Having considered all arguments, the Tribunal found that it lacked jurisdiction over the shareholders' claims against measures affecting the corporation under Article 1116 of the NAFTA. Similarly, the Tribunal concluded that the Claimants could not avail themselves of the derivative action, since they did not meet the requirements to this effect. Accordingly, the Tribunal dismissed all of the claims.
Conclusion
To sum up, the Alicia Grace award stands out both for its contribution to the case law on dual nationality in investment arbitration and for its innovative approach to shareholder claims for reflective loss. Notably, in addressing claims by dual nationals when there is no express treaty provision, the Tribunal did not treat the treaty's silence as dispositive and, instead, relied on the principle of dominant and effective nationality. This approach aligns with the recent case law whereby arbitral tribunals, in establishing their jurisdiction ratione personae under the relevant treaty, resort to general international law—in accordance with Article 31(3)(c) of the VCLT—to address issues of dual nationality (Manuel Garcia Armas v. Venezuela and Santamarta v. Venezuela). This might suggest that, eventually, a trend is emerging in arbitral practice.

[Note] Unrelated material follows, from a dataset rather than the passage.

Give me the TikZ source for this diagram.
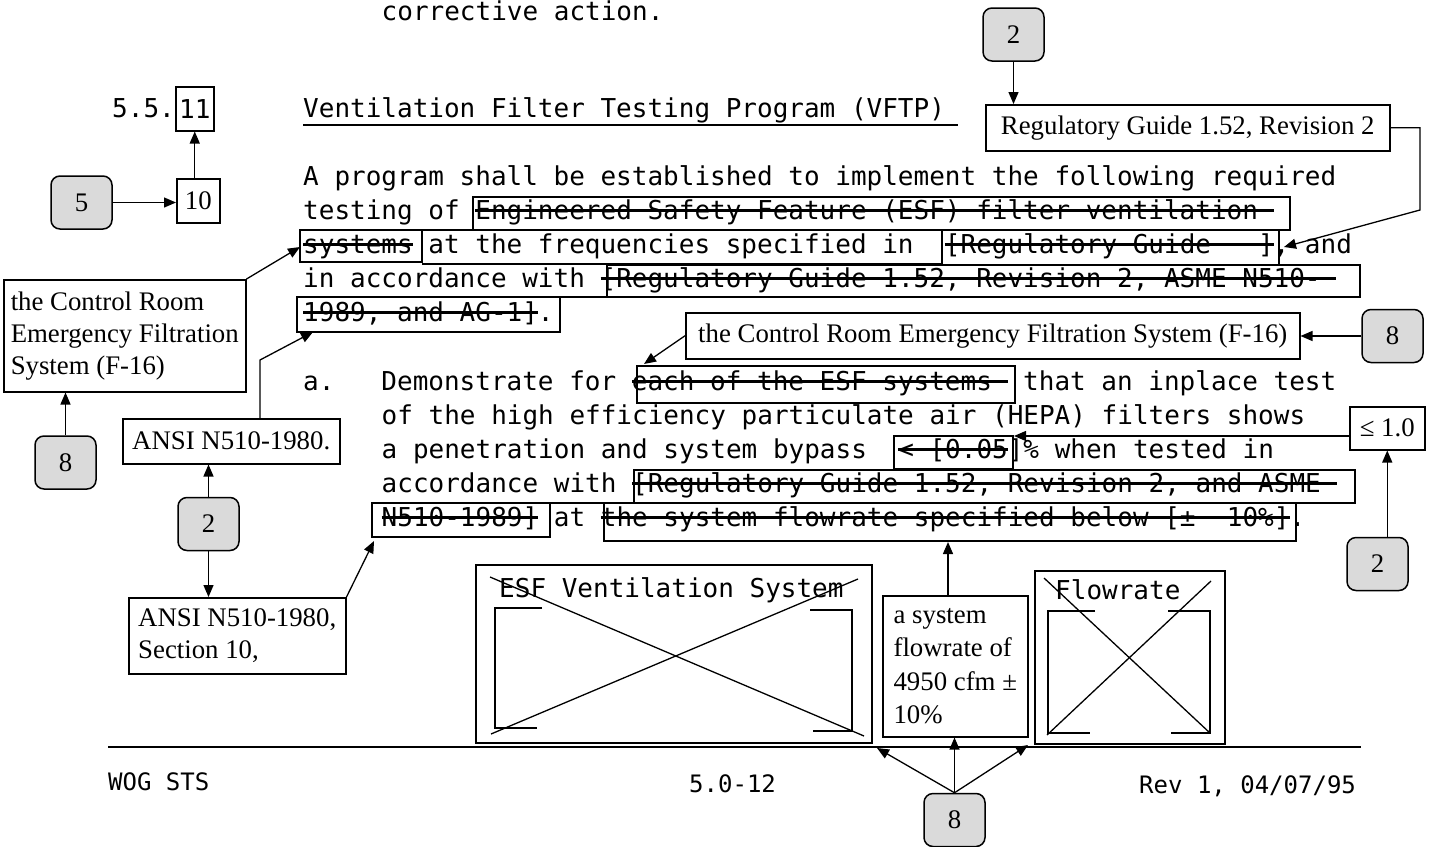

On the other hand, the Tribunal's rejection of shareholder claims for reflective loss is firmly grounded on a contextual interpretation of Articles 1116 and 1117 of the NAFTA, aimed at preserving the balance of treaty obligations while avoiding parallel proceedings, conflicting outcomes, and risks of double jeopardy. In this regard, the Tribunal's conclusion cannot but be praised. Provisions such as those enshrined in Articles 1116 and 1117 can be found, indeed, in other investment treaties (for instance, Article 10.16 DR-CAFTA, Article 11.16 Korea-US FTA, and Article 14.D.3 USMCA), thus making the Award a valuable precedent. Given that many IIAs are silent on whether claims for reflective loss are admissible, it is contended that the critical stance of the Tribunal should well inform the reasoning of other tribunals dealing with the same issue.